The CPU time profiler measures the actual time spent on-CPU without taking into account the off-CPU time (e.g waiting for I/O). For this profiler, all the host-functions are considered off-CPU.

Language support

wzprof runs some heuristics to assess what the guest module is running to adapt the way it symbolizes and walks the stack. In all other cases, it defaults to inspecting the wasm stack and uses DWARF information if present in the module.

Golang

If the guest has been compiled by golang/go 1.21+, wzprof inspects the memory to walk the Go stack, which provides full call stacks, instead of the shortened versions you would get without this support.

In addition, wzprof parses pclntab to perform symbolization. This is the same mechanism the Go runtime itself uses to display meaningful stack traces when a panic occurs.

Python 3.11

If the guest is CPython 3.11 and has been compiled with debug symbols (such as timecraft's), wzprof walks the Python interpreter call stack, not the C stack it would otherwise report.
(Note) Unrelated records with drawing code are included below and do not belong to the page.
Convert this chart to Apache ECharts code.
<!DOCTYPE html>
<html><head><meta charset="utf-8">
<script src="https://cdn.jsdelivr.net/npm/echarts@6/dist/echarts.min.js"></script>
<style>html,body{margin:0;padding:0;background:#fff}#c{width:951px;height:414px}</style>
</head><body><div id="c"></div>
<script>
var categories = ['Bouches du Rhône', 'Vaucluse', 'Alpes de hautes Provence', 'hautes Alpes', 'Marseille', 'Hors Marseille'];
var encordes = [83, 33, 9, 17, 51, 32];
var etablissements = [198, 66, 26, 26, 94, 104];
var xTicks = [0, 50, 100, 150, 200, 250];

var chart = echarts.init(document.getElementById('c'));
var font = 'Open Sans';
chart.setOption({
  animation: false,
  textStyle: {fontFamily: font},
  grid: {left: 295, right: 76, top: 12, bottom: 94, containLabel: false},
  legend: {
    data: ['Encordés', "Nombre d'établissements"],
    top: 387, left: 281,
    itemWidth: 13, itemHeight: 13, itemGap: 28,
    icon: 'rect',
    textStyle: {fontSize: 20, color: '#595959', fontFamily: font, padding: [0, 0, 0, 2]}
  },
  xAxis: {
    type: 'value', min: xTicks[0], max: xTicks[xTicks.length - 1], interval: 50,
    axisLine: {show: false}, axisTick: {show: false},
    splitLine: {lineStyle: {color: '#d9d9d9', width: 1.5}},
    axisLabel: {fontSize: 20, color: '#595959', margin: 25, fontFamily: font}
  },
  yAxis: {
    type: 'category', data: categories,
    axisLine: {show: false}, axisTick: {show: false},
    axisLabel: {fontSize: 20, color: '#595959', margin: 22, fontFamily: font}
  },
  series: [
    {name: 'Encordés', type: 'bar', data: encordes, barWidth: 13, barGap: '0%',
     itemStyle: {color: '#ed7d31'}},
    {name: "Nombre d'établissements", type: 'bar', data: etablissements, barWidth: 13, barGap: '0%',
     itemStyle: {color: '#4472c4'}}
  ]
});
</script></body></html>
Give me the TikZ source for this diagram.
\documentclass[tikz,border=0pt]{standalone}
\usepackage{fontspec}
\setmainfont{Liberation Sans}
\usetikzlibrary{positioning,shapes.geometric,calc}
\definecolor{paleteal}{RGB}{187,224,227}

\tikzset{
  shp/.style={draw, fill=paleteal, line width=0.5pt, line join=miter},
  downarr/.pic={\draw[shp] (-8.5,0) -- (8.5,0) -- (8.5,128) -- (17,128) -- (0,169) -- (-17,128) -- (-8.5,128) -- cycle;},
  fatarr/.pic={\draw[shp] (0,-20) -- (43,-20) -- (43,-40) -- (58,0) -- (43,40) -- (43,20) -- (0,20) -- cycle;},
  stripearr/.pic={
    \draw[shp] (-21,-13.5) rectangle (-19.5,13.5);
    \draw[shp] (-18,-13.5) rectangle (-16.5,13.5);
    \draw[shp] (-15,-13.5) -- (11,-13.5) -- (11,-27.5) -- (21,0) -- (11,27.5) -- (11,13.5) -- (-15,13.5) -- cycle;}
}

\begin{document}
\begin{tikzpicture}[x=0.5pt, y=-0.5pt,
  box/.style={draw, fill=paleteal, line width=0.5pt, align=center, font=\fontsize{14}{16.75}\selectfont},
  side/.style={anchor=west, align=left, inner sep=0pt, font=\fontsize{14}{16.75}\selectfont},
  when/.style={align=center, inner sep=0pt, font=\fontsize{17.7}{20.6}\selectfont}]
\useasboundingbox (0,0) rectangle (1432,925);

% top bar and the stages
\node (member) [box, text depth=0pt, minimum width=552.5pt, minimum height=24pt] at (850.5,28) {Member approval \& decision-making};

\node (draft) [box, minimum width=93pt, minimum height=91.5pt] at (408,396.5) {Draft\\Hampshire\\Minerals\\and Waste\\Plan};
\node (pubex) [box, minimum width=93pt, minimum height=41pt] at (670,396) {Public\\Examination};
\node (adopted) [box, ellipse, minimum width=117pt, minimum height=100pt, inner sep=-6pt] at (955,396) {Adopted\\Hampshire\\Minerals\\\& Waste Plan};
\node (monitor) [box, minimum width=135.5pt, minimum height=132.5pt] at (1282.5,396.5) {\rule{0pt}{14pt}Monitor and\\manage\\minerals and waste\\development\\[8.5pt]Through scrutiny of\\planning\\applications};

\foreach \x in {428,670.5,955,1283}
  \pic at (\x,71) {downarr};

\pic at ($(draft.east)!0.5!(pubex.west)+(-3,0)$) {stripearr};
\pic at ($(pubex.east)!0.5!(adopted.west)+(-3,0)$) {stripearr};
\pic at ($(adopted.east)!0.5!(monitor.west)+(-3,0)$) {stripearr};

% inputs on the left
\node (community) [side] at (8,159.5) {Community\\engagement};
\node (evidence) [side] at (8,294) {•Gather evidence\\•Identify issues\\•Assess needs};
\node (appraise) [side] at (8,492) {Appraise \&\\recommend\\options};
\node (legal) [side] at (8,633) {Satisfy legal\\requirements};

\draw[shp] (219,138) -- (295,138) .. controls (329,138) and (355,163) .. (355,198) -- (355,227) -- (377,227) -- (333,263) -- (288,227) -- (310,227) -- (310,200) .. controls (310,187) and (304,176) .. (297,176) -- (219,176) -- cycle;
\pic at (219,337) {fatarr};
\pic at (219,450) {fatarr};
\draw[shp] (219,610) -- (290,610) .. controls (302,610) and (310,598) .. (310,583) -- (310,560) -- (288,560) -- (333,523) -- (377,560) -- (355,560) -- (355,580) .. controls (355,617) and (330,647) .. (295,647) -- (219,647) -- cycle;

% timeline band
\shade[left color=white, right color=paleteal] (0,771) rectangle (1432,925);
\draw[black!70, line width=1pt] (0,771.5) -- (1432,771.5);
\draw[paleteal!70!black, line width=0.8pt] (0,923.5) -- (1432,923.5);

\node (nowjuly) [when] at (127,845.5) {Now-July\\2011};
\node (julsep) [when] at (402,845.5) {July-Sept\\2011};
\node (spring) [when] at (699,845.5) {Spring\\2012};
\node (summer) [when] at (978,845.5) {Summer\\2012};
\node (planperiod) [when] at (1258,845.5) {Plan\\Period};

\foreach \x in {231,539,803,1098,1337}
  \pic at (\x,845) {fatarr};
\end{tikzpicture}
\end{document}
This provides more meaningful profiling information on the script being executed.

At the moment it does not support merging the C extension calls into the Python interpreter stack.

Note that a current limitation of the implementation is that unloading or reloading modules may result in an incorrect profile. If that's a problem for you please file an issue in the github tracker.

DWARF (C, Rust, Zig...)

As a fallback, if DWARF sections are available, wzprof symbolizes the wasm stack trace using the DWARF symbols stored in custom sections of the module. For this to work, you need to make sure your compiler generates those sections. For example, use -g when compiling with clang:

clang code.c -o code.wasm -g -target wasm32

Warning When using clang with any optimization level other than -O0, it will automatically run wasm-opt if that program is in your PATH. It makes DWARF information unusable by wzprof. Make sure clang can't find wasm-opt during compilation. See llvm/llvm-project#55781.

Contributing

Pull requests are welcome! Anything that is not a simple fix would probably benefit from being discussed in an issue first.

Remember to be respectful and open minded!